John C Klensin writes:
(2) The I-D Checklist (IDnits,
http://www.ietf.org/ID-Checklist.html), Section 6, says
"Addresses used in examples SHOULD preferably use fully
qualified domain names instead of literal IP addresses, and
preferably use example fqdn's such as foo.example.com
instead of real-world fqdn's."
"SHOULD preferably" and "preferably" are, I believe obviously,
statements of preference, not firm requirements. That is especially
true of the second one, which doesn't even contain the word
"SHOULD".
One might say that the suggestion is a stronger one for documents that
have advanced along the standards track.
But even a very strong suggestion allows refutation.
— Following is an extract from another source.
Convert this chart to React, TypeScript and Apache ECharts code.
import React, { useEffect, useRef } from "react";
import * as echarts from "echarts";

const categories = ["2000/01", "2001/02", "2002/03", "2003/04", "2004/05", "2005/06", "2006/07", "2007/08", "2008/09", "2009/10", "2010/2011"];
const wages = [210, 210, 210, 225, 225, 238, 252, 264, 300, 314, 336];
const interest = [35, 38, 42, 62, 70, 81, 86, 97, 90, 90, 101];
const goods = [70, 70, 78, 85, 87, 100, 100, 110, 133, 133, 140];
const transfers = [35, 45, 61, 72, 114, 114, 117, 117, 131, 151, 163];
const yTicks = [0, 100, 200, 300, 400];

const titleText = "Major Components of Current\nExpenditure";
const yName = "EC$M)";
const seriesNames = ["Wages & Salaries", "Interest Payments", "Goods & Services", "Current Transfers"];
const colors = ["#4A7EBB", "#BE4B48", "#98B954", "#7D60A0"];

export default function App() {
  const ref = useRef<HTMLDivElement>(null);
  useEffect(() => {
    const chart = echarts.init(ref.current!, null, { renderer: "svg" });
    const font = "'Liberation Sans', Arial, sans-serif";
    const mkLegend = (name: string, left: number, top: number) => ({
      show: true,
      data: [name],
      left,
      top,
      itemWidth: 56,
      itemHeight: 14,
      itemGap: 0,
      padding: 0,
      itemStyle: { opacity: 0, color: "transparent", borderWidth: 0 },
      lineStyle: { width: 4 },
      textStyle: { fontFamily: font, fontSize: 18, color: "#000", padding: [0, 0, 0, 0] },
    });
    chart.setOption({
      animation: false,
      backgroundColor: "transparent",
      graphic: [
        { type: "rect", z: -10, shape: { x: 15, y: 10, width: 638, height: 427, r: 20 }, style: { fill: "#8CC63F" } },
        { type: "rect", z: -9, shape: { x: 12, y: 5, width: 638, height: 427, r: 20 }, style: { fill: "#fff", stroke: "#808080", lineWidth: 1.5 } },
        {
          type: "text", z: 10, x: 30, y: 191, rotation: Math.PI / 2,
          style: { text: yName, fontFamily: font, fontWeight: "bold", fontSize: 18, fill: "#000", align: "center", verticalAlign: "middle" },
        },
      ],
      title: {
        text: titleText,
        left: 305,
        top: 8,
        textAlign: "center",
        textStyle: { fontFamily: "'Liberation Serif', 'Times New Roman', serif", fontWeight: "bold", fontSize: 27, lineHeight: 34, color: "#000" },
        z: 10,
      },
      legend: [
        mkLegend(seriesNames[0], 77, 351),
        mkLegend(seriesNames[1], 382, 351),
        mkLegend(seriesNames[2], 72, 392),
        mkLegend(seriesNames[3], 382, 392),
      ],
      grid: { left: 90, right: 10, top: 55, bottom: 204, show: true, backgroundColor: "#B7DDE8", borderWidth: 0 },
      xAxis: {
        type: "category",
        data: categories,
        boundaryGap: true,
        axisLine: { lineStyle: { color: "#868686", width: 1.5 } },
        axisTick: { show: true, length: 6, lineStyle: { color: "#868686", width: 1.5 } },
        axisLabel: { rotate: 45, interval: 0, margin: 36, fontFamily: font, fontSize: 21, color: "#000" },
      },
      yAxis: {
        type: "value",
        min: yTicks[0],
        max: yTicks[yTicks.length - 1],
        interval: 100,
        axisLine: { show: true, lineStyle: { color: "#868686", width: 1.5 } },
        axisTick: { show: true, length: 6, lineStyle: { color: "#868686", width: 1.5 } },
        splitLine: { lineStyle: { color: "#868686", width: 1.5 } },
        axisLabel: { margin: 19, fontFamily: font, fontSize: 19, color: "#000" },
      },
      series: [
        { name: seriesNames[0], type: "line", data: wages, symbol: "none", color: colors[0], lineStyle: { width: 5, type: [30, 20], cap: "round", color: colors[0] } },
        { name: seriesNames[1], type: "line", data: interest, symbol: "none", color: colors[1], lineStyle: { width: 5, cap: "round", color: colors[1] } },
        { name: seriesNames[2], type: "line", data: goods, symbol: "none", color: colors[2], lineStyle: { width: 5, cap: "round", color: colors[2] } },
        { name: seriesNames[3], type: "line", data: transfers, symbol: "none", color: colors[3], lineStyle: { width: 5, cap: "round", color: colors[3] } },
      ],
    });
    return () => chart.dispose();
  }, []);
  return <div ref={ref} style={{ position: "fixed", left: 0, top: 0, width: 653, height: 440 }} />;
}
The refutation just
ought to be very well considered.
And that's really the key, IMO. So:
The one issue that _is_ specific to 2821bis (and 2821) is that
DRUMS explicitly considered the question of what to do about the
821 examples. In fairness, I don't know how much the WG was
influenced by my personal preferences, but the conclusion was to
eliminate the references to .ARPA (because they were distracting
and clearly impossible given the current role of that domain)
but otherwise to preserve Jon Postel's examples (not just the
ones that used USC or ISI domains) to the extent possible.
This says: The examples that had concrete bad effects have been fixed
already, and the rest were carefully considered already.
The IESG can consider whether it wants to turn the almost-rule into a
proper rule. But that hasnn't been done yet AFAICT, and I think there
are good reasons why it hasn't, and 2821bis should be allowed to
proceed under the actual rules in place. Conventions are fine, but
there's a difference between a rule and a convention: those who think
hard about it and discuss is thoroughly can break conventions.